Das Rekursgericht hob den angefochtenen Beschluß auf und verwies die Rechtssache zur neuerlichen Entscheidung nach Verfahrensergänzung an das Erstgericht zurück. Das Verfahren erster Instanz sei ergänzungsbedürftig, weil die Staatsbürgerschaft der Streitteile, insbesondere des Beklagten sowie weitere Umstände, die für das Dienstverhältnis maßgeblich waren, wie beispielsweise die sich aus dem Akteninhalt (Beilage B) ergebende Anbahnung des Dienstverhältnisses samt Anstellungsschreiben im Inland, sowie die Tatsache der Lohnvereinbarung in inländischer Währung nicht festgestellt wurde.

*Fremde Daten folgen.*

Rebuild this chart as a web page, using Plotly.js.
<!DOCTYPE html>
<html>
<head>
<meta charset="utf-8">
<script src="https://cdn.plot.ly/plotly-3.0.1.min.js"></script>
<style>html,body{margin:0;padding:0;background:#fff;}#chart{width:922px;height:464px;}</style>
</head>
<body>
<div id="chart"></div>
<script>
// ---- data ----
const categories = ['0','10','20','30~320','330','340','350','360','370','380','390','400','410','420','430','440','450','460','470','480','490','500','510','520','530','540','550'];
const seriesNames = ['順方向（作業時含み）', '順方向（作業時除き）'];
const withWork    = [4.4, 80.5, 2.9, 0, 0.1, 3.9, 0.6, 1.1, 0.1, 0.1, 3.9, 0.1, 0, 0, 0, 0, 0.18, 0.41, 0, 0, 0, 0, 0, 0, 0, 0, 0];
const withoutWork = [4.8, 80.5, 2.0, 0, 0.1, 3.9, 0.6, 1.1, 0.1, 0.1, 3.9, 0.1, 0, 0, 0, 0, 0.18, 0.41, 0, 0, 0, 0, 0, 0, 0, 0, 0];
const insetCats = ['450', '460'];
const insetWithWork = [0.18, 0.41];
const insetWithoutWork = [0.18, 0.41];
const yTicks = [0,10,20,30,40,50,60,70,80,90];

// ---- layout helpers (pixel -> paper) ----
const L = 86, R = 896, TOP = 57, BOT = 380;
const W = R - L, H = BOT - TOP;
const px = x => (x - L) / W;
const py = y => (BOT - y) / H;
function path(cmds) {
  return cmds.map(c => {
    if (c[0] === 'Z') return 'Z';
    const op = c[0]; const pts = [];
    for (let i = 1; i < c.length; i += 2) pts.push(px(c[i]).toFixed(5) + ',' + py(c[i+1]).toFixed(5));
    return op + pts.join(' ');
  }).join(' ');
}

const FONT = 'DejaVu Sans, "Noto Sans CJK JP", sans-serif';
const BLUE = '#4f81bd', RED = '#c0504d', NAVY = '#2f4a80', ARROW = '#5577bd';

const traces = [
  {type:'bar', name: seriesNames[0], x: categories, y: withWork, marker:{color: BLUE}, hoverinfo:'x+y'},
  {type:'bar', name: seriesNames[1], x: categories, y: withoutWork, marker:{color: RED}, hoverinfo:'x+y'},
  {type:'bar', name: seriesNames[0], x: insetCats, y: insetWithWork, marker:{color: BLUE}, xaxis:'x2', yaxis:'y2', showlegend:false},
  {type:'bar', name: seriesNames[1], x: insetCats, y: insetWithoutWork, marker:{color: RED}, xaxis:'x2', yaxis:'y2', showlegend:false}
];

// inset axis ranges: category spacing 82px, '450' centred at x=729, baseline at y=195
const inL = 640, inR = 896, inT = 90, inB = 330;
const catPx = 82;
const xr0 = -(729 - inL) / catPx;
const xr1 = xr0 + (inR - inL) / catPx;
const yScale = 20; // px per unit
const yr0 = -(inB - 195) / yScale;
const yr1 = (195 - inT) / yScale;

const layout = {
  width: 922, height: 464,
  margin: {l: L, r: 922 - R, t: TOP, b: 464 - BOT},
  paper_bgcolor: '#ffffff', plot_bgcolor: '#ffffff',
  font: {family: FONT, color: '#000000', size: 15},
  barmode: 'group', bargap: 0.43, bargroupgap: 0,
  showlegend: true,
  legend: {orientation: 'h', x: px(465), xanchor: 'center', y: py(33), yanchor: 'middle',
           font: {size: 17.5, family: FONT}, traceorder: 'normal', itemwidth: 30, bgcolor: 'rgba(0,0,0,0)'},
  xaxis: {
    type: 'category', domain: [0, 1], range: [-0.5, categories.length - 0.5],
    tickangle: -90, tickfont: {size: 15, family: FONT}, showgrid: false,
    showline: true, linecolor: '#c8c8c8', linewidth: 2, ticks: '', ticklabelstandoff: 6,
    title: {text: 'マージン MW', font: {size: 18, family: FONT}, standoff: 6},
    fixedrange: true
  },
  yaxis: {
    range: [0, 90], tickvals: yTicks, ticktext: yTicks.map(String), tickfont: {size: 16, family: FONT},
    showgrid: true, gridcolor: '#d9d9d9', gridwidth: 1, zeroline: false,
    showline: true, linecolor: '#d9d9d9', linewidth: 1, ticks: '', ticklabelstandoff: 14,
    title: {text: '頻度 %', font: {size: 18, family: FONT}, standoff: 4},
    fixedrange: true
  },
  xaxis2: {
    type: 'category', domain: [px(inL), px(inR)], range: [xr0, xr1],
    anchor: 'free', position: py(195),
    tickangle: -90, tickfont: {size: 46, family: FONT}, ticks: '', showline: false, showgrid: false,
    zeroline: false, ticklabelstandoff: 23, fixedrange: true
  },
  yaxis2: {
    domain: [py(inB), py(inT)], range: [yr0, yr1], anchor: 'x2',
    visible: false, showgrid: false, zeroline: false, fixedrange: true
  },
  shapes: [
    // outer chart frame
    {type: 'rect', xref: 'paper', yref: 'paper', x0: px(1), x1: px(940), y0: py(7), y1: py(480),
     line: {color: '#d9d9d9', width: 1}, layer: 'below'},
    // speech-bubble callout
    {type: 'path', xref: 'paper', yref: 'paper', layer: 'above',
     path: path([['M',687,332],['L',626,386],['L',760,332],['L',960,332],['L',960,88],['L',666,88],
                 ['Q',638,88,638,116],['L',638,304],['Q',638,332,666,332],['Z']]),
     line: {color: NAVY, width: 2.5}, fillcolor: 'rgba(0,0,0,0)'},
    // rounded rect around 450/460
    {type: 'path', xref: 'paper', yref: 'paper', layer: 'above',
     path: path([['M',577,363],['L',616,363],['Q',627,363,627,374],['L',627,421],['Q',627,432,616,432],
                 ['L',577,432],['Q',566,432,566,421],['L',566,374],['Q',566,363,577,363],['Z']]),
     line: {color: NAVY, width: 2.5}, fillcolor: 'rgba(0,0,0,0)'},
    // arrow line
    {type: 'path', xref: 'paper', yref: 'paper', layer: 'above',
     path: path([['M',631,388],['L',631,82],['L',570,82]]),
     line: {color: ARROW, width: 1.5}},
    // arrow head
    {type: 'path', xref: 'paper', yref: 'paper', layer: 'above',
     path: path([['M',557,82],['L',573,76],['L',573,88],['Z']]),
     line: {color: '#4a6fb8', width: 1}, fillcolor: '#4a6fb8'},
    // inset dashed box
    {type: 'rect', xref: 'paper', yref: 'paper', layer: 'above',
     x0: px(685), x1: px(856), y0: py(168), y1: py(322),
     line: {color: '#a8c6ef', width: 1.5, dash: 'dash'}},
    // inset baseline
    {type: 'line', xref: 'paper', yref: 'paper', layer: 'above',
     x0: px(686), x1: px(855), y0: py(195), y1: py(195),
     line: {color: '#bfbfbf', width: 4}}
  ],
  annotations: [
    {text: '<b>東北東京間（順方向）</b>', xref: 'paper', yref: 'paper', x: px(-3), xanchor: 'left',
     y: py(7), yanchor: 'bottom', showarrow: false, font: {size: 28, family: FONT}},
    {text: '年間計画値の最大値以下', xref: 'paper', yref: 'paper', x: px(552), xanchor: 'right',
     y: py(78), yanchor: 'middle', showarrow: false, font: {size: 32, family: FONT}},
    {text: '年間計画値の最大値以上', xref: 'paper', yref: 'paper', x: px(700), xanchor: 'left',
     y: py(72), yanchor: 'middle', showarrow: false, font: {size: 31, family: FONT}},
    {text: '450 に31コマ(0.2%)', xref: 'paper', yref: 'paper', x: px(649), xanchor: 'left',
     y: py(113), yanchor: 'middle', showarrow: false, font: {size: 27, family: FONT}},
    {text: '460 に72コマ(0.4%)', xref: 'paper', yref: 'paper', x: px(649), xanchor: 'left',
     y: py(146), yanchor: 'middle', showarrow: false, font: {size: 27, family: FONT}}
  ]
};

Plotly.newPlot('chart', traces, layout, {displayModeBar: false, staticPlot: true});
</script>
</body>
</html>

Gegen diesen Beschluß richtet sich der Revisionsrekurs des Beklagten mit dem Antrag, den angefochtenen Beschluß im Sinne einer Wiederherstellung des Beschlusses des Erstgerichtes abzuändern; hilfsweise wird ein Aufhebungsantrag gestellt.

Die Klägerinnen beantragen, dem Revisionsrekurs nicht Folge zu geben.

Rechtliche Beurteilung

Der Revisionsrekurs ist nicht berechtigt.

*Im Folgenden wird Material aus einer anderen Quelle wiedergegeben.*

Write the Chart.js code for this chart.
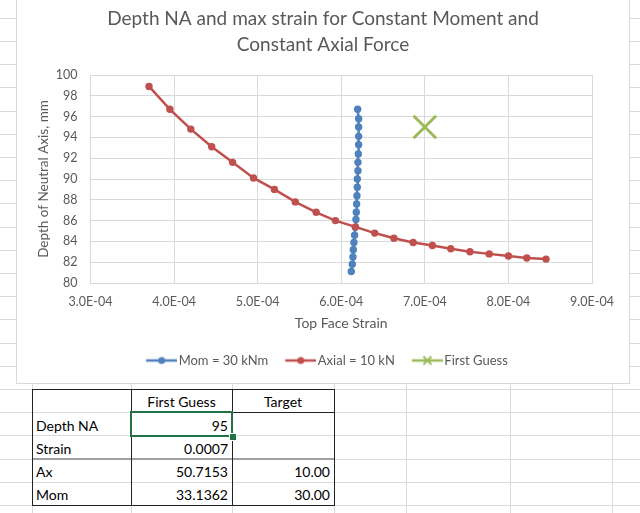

Das Rekursgericht hat für das Vorliegen der inländischen

Gerichtsbarkeit im Sinne der nunmehr nach Lehre und Rechtsprechung

anerkannten "Indikationentheorie" (dagegen Fasching ZPR2 Rz 76),

zutreffend eine ausreichende Inlandsbeziehung gefordert. Diese ist

zwar durch einen inländischen Gerichtsstand indiziert, damit allein

aber noch nicht immer zwingend begründet. Fehlt es aber ansonsten an

einer ausreichenden Nahebeziehung zum österreichischen Rechtsbereich,

ist die inländische Gerichtsbarkeit dennoch zu verneinen (Schwimann

in RdW 1985, 332; SZ 60/106; JBl 1989, 48 (Schwimann) = SZ 60/277;

JBl 1990, 396 (Pfersmann) = SZ 62/101 = RdW 1989, 371; JBl 1991, 393

(Pfersmann); JBl 1992, 330 [Pfersmann]; DRdA 1993/15 [Egger] = EvBl

1993/5). Insbesondere dann, wenn die Verfahrensgesetze dem Kläger

eine Klagemöglichkeit an seinem Wohnort einräumen, ist ein

beklagtenbezogener inländischer Anknüpfungspunkt erforderlich, um die

inländische Gerichtsbarkeit gegenüber einem beklagten Ausländer zu

begründen (JBl 1990, 396 [Pfersmann] = SZ 62/101 = RdW 1989, 371;

DRdA 1993/15 [Egger] = EvBl 1993/5). Das gilt auch in

Arbeitsrechtssachen. Eine ausreichende Nahebeziehung zum österreichischen Rechtsbereich besteht, wenn neben dem inländischen örtlichen Gerichtsstand nach § 4 Abs 1 Z 1 lit a ASGG zusätzlich ein ausreichender arbeitgeberbezogener inländischer Anknüpfungspunkt

vorliegt (JBl 1990, 396 [Pfersmann] = SZ 62/101 = RdW 1989, 371; DRdA

1993/15 [Egger] = EvBl 1993/15). Insbesondere bei der vom

Rekursgericht erwähnten Anbahnung des Dienstverhältnisses (samt Anstellungsschreiben) in Österreich und vor allem bei österreichischer Staatsbürgerschaft des Beklagten wäre ein ausreichender inländischer Anknüpfungspunkt gegeben.

Die Kostenentscheidung gründet sich auf § 52 ZPO.